A 120 fps High Frame Rate Real-time Video Encoder

Yuya Omori, Takayuki Onishi, Hiroe Iwasaki,
and Atsushi Shimizu


This article describes a real-time HEVC (High Efficiency Video Coding) encoder operating at 120 frames per second (fps) that is designed to achieve higher frame rate video services. The encoder achieves 4K/120 fps video encoding in real time through the synchronized operation of multiple 2K/120 fps encoders working in parallel. This encoder also makes it possible to achieve temporal scalable coding and transmission with upward compatibility for existing 60 fps based systems. This temporal scalability is expected to contribute to rapid expansion of the high frame rate video service field. The proposed encoder systems will also open the door to next-generation high frame rate ultra-high definition television services.

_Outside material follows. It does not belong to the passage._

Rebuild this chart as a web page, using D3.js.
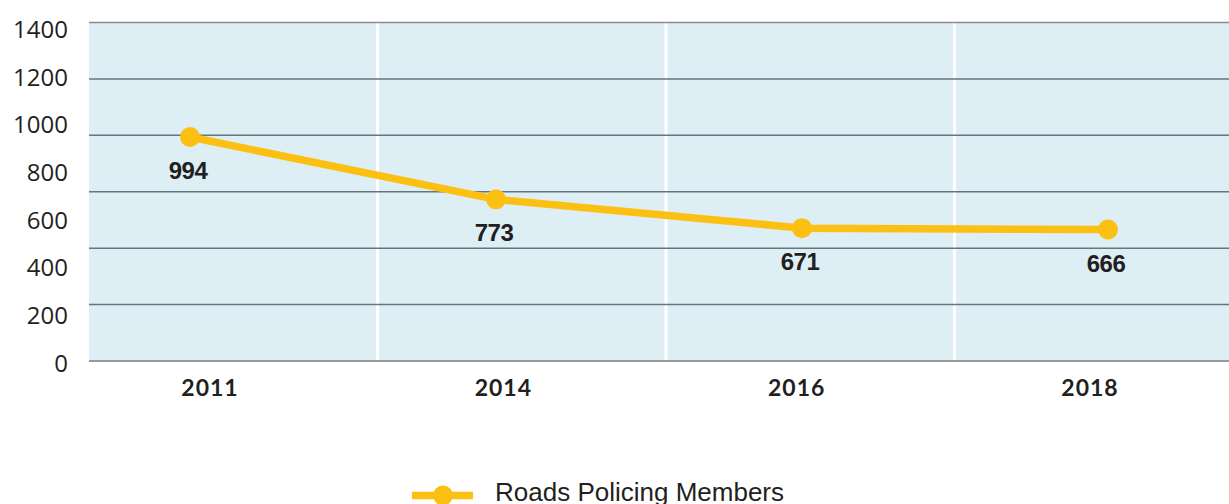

Keywords: high frame rate, encoder, hardware


1. Introduction

The latest video coding standard, H.265/HEVC (High Efficiency Video Coding), achieves double the coding efficiency of H.264/AVC (Advanced Video Coding), making it possible to provide higher definition video services economically. In recent years, 4K video broadcasting and distribution have become increasingly widespread, and realistic image representations are becoming increasingly popular. Such representations demand not only high spatial resolution but also many other factors (Fig. 1).

Fig. 1. Factors required for high quality video.

A high frame rate (HFR) improves the moving picture quality and is essential for creating more realistic image representations [1]. The next-generation television system specified in Recommendation ITU-R*1 BT.2020—Parameter values for ultra-high definition television (UHDTV) systems for production and international programme exchange—supports HFR formats up to 120 fps. For the spread of HFR video services, temporal scalable coding with upward compatibility for current 60 fps based video services is also necessary for encoders. Several HEVC real-time encoders have been developed to enable HEVC encoding of over-4K images. However, they are only capable of encoding images up to 60 fps due to the increase in computational complexity and the need for temporal scalable functionality.

This article presents our new 4K/120 fps HEVC encoder, which achieves HFR 120 fps real-time encoding and 120/60 fps temporal scalable functionality by exploiting our 4K/60 fps HEVC codec large-scale integrated circuit (LSI) called NARA, which stands for Next-generation Encoder Architecture for Real-time HEVC Applications [2].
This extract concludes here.